I'm typically in & out within 2 weeks on new work. I ask for materials paid when I drop off flooring & make it clear payment comes on the day we complete the project. I have a high closing rate & a high collection rate. If I get a bad feeling about a client in the initial interview, I'll cover my ass, otherwise, it's just a handshake agreement.

I know I'm in the minority on CT, but in the majority in the area I work.


----------



## Sampietro (Apr 14, 2011)

I guess I am just worried about getting buried if I at least get the cost of material up front their is not as much to worry about in the end. Thanks everyone for the advice


----------



## RobertCDF (Aug 18, 2005)

If your roofing and not requiring a deposit I think that's even more crazy, do you take a payment the morning you show up to do the install? Or do you only bill on completion? 

I do a minimum deposit of $1,000 and then there is usually another few thousand due a week before we start (that's when I order our steel joists, and once they make them I own them) so I make sure all costs are covered ahead of time.


----------



## Gus Dering (Oct 14, 2008)

Chris Johnson said:


> True, but we had ways around that
> 
> On the 'one of' jobs, I would follow the rules, but once I put my trailer on site I could bill for mobilization and there is no rule to how much or when once you start


There are lots of ways around it. But the law is still there. You can get as much money up front as you like with no problem so long as your client does not report you. 

I have always wondered how it would be viewed by the CSLB if someone had a line item of 10 grand to move a trailer on site. Or charge triple the cost of materials so you can get some operating capital after a lumber drop. My guess is that they have seen it many times and recognize it for what it is.

It has been my experience that so long as you do what you say you are going to do and exceed expectations, you can operate anyway you like. Its when you stumble into a bad experience where all these things can backfire on you.

Most laws are written to protect the homeowner. At no time should they be exposed to a loss greater than the initial $1000.


----------



## Chris Johnson (Apr 19, 2007)

Gus Dering said:


> There are lots of ways around it. But the law is still there. You can get as much money up front as you like with no problem so long as your client does not report you.
> 
> I have always wondered how it would be viewed by the CSLB if someone had a line item of 10 grand to move a trailer on site. Or charge triple the cost of materials so you can get some operating capital after a lumber drop. My guess is that they have seen it many times and recognize it for what it is.
> 
> ...


Your right, it's all about integrity of both the contractor and customer.

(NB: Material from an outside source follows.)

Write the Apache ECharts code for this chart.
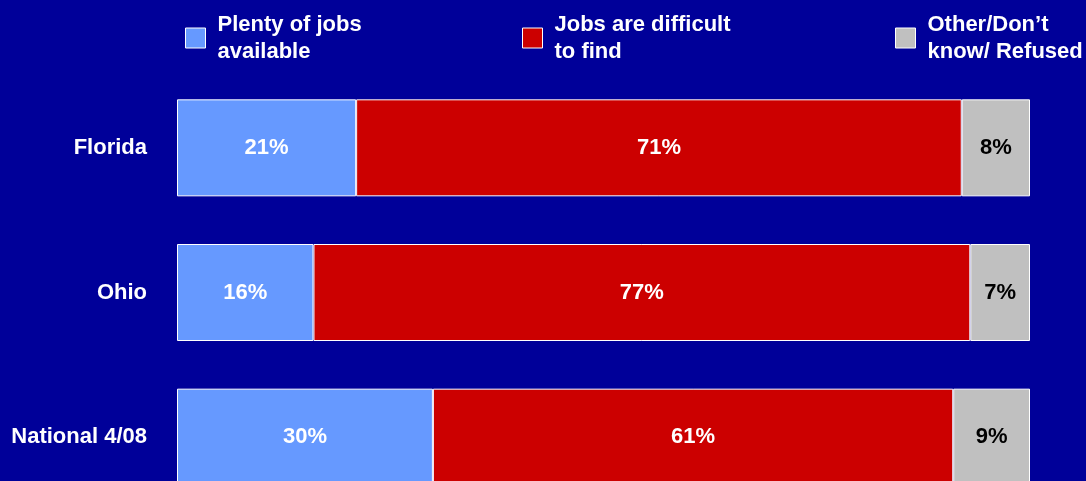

My product is universal, I can use it on any job it's all the same, I feel for you doing custom cabinets and job specific if someone backs out on you.


----------



## greg24k (May 19, 2007)

NJ has the same law for the down payment of 10% etc, but thats the down payment only which is received at signing of contract and the limit is set to protect the customer, so nobody will run off with the large amount of money before the job is starting.

The actual law interpreted as follows...When doing a contract you have a down payment (10%)... then 1st payment (which has nothing to do with the down payment) at starting work when permit is issued, etc. That first payment can be anything, as an example If I order cabinets for that job they cost 10k, I can collect 10k on the first payment + what ever amount I need to start that job, i.e additional material cost, overhead, etc. Then 2nd payment, the same what ever that payment needs to be to cover costs for the 2nd phase of the job and 3d payment the same and final. Now there is a law for a final payment as well, HO should not pay a contractor until all of the final inspections completed... This is stated on the back of the permit card.

Down payment and final payments only come up during court trials when someone took off with the money or never completed the job...then lawyers go over contracts with a fine comb and pick every smallest detail even if a comma in the wrong place, they will make an issue out of it.


----------



## BamBamm5144 (Jul 12, 2008)

RobertCDF said:


> If your roofing and not requiring a deposit I think that's even more crazy, do you take a payment the morning you show up to do the install? Or do you only bill on completion?
> 
> I do a minimum deposit of $1,000 and then there is usually another few thousand due a week before we start (that's when I order our steel joists, and once they make them I own them) so I make sure all costs are covered ahead of time.


Most cases I show up with the invoice with the full balance due.


----------



## RobertCDF (Aug 18, 2005)

BamBamm5144 said:


> Most cases I show up with the invoice with the full balance due.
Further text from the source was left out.